Investors can 'get paid while they wait' for the bear market to end. A Chief Investment Strategist at a firm with $130 billion in platform assets lays out how, and which sectors look particularly attractive right now. (2024)

Last year the Federal Reserve tried to assuage rising market fears by labeling soaring inflation levels as "transitory." But now, with June's Consumer Price Index climbing 9.1% — yet another 41-year-high — most of Wall Street agrees that elevated inflation levels are here to stay.

The Federal Reserve will continue to be aggressive with rate hikes, said Anastasia Amoroso, who now believes that a 100 basis-point rate hike is on the table at the Federal Open Market Committee meeting later this month. Amoroso serves as the chief investment strategist at fintech firm iCapital, which services over $130 billion in global client assets.

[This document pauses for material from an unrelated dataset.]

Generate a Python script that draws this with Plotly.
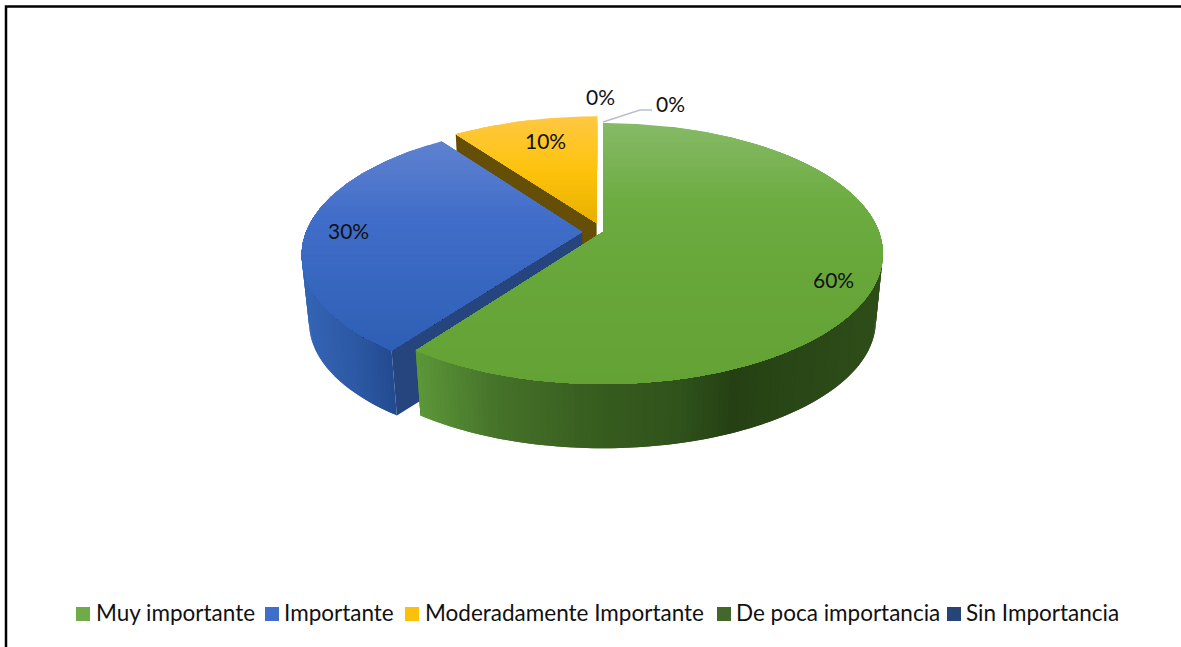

"As long as the Fed is hiking rates, that's going to continue to exert pressure on the equity markets," Amoroso told Insider in a recent interview. "The biggest takeaway in this environment is that the Fed is clearly very much focused on fighting inflation, and investors shouldn't fight the Fed."

But lowering raging inflation isn't a quick and easy fix to the economy's problems, she clarified, pointing to systematic slowdowns in global supply chains caused by massive underinvestments in certain physical capacities of the economy, like housing and energy infrastructure.

Whereas the Fed was previously advocating for a soft landing, Amoroso believes that now the central bank might actually welcome a modest recession to slow down current consumer demand and ultimately cool inflation. Amoroso said that if a recession were to occur, it would be shallow thanks to the strong financial positions of consumers, banks, and corporations.

How investors should play it

As for investing in this new economic environment, Amoroso emphasized three points for investors: they should get paid while they wait for the equity bear market to end, they can commit long-term capital now to deploy lower valuations later, and they can slowly and selectively begin to buy stocks with a longer time horizon.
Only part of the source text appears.